Copy everything from the line with "Clone this chart" down to the line with "3.24e9, 3.72e9, 4.2e9];", inclusive of both, exactly as written; leave out all pictures.
## BEGIN Extracted records
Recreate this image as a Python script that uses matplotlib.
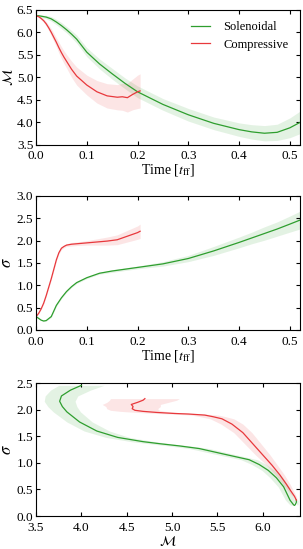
## END Extracted records
## BEGIN Extracted records
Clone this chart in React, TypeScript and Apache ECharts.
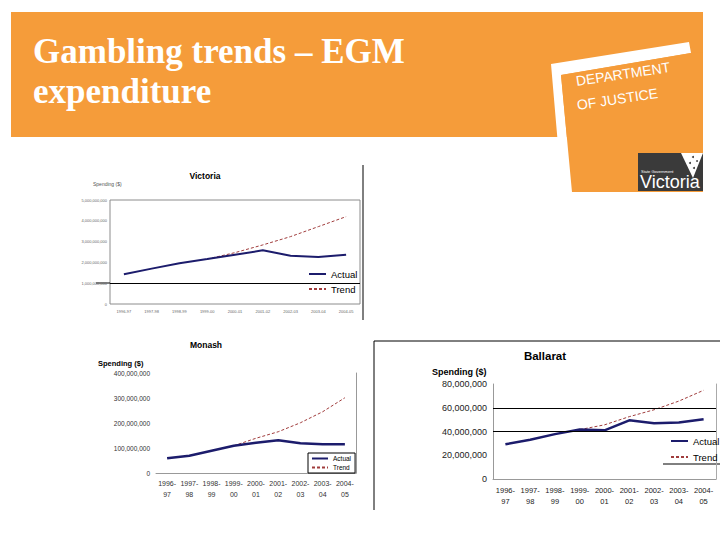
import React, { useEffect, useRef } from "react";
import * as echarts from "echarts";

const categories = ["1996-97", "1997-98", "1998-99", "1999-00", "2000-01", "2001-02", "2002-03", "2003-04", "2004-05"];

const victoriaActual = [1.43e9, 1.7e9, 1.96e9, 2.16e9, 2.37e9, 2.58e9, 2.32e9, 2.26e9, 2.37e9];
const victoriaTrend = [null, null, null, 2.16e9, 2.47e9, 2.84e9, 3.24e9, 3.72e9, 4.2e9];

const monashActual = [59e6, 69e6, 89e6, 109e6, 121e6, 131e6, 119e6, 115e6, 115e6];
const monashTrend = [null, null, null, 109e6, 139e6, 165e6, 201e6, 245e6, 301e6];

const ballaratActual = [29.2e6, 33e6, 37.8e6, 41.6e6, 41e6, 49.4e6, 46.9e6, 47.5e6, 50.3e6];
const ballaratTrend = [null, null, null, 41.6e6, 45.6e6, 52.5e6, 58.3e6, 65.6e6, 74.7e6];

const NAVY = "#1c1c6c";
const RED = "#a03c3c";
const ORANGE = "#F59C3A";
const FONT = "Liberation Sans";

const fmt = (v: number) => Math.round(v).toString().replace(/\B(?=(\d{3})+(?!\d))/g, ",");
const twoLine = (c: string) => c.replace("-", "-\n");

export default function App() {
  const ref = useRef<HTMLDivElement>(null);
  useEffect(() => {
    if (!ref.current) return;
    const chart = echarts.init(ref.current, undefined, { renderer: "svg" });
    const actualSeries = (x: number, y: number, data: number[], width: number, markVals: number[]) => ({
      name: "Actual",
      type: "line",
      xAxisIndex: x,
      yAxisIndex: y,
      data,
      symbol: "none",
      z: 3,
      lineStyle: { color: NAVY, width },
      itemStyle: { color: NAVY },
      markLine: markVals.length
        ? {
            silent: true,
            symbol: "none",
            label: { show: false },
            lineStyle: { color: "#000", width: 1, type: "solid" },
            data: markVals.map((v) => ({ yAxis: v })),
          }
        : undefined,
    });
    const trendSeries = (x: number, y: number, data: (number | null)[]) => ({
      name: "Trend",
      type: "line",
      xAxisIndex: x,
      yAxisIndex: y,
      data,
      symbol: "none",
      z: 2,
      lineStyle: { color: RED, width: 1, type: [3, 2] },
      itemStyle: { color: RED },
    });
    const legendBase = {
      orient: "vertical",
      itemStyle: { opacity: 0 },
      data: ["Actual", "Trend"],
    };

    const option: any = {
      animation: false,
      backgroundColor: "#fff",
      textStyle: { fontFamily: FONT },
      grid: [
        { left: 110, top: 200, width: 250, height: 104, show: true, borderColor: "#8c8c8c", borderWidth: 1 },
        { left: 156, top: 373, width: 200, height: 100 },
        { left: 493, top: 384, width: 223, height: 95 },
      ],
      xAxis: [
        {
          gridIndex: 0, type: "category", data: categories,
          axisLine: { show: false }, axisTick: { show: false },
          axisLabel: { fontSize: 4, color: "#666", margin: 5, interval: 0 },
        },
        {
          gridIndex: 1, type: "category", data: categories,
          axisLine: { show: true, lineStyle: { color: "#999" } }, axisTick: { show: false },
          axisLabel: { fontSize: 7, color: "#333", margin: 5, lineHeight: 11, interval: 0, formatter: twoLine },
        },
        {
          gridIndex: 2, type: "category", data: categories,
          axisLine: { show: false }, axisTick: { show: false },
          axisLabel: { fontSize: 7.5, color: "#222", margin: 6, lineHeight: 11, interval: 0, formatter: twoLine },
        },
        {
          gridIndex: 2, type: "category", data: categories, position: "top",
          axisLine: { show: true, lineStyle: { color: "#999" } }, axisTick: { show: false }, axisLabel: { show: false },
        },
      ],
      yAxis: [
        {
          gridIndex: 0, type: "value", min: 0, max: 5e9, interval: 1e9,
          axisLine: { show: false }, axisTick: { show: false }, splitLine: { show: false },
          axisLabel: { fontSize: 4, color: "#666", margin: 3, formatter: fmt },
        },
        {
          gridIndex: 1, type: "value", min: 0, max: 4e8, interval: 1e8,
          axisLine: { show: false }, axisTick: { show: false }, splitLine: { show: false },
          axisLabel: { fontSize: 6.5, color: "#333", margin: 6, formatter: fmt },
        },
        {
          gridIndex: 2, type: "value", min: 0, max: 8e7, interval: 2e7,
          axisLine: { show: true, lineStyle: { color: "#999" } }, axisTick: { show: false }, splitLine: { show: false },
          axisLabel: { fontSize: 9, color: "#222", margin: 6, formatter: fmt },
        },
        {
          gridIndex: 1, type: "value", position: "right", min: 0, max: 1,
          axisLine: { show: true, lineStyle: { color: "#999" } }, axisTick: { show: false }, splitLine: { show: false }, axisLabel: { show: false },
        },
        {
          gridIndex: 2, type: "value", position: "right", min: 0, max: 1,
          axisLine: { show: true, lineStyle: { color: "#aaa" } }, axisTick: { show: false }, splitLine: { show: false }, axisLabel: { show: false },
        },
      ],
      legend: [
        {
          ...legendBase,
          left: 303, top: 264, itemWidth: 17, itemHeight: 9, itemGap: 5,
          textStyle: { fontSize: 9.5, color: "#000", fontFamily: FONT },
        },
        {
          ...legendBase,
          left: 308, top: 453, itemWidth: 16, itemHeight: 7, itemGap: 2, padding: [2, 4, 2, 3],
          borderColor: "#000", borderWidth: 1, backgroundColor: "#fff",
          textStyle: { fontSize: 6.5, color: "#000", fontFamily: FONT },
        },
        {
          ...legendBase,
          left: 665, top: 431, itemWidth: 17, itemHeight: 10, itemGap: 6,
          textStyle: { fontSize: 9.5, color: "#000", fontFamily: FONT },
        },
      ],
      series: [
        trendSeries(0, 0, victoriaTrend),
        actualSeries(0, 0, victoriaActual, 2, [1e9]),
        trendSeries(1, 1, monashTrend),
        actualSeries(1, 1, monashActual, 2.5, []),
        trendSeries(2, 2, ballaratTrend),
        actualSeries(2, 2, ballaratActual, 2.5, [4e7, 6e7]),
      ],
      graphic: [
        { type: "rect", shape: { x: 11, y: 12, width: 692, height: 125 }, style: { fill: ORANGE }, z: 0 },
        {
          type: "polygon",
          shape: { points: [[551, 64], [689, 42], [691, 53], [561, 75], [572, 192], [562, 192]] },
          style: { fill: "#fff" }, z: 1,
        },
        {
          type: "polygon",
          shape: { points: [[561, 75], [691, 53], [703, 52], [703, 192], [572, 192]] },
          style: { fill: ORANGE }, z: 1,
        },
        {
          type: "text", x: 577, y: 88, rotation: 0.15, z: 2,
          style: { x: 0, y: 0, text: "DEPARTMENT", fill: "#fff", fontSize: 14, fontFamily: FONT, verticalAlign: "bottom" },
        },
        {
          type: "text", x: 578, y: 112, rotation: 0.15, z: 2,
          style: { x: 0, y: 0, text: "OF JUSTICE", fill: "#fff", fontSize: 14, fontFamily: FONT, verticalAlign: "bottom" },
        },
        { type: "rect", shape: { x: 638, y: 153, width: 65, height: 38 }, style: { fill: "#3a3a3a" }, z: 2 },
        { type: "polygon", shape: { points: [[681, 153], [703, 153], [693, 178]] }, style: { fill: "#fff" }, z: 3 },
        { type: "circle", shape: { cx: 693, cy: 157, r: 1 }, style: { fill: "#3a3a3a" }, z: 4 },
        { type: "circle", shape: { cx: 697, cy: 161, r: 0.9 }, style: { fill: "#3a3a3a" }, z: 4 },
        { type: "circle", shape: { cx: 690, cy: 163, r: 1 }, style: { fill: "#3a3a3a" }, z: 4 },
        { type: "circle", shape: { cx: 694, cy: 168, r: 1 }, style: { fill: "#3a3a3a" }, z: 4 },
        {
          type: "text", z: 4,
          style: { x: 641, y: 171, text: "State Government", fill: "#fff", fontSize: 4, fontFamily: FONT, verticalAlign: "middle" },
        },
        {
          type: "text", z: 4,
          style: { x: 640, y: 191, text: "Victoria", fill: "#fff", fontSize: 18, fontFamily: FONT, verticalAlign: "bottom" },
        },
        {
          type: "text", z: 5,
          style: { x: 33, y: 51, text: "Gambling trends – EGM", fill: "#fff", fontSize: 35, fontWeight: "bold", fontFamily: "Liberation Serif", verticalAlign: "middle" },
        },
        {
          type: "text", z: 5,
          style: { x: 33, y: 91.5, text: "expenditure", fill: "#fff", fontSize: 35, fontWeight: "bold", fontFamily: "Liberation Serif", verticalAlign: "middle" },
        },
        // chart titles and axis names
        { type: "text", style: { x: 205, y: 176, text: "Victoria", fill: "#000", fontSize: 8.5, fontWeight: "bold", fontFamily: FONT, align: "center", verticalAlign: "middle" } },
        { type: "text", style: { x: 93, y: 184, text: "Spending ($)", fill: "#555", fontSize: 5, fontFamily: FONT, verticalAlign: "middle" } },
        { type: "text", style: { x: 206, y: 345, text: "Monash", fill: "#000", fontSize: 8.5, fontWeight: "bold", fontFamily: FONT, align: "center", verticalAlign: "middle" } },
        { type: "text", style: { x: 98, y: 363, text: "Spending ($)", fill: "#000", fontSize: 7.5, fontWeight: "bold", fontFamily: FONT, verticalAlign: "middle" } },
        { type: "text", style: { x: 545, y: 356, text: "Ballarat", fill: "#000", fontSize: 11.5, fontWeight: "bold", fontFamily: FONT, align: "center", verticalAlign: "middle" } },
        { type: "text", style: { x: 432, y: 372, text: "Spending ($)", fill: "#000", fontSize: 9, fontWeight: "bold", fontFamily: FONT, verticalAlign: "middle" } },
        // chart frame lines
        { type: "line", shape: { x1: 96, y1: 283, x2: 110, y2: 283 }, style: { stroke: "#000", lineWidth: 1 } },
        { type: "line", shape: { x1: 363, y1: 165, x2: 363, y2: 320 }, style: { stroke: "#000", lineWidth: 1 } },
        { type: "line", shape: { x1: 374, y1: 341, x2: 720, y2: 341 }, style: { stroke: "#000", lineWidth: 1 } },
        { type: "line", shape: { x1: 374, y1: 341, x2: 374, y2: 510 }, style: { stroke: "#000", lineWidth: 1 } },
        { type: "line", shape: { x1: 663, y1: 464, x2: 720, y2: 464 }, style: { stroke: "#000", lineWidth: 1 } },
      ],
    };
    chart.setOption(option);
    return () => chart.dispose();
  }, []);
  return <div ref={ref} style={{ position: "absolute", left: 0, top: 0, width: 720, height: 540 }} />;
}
## END Extracted records
▶ **Expected answer**
Clone this chart in React, TypeScript and Apache ECharts.
import React, { useEffect, useRef } from "react";
import * as echarts from "echarts";

const categories = ["1996-97", "1997-98", "1998-99", "1999-00", "2000-01", "2001-02", "2002-03", "2003-04", "2004-05"];

const victoriaActual = [1.43e9, 1.7e9, 1.96e9, 2.16e9, 2.37e9, 2.58e9, 2.32e9, 2.26e9, 2.37e9];
const victoriaTrend = [null, null, null, 2.16e9, 2.47e9, 2.84e9, 3.24e9, 3.72e9, 4.2e9];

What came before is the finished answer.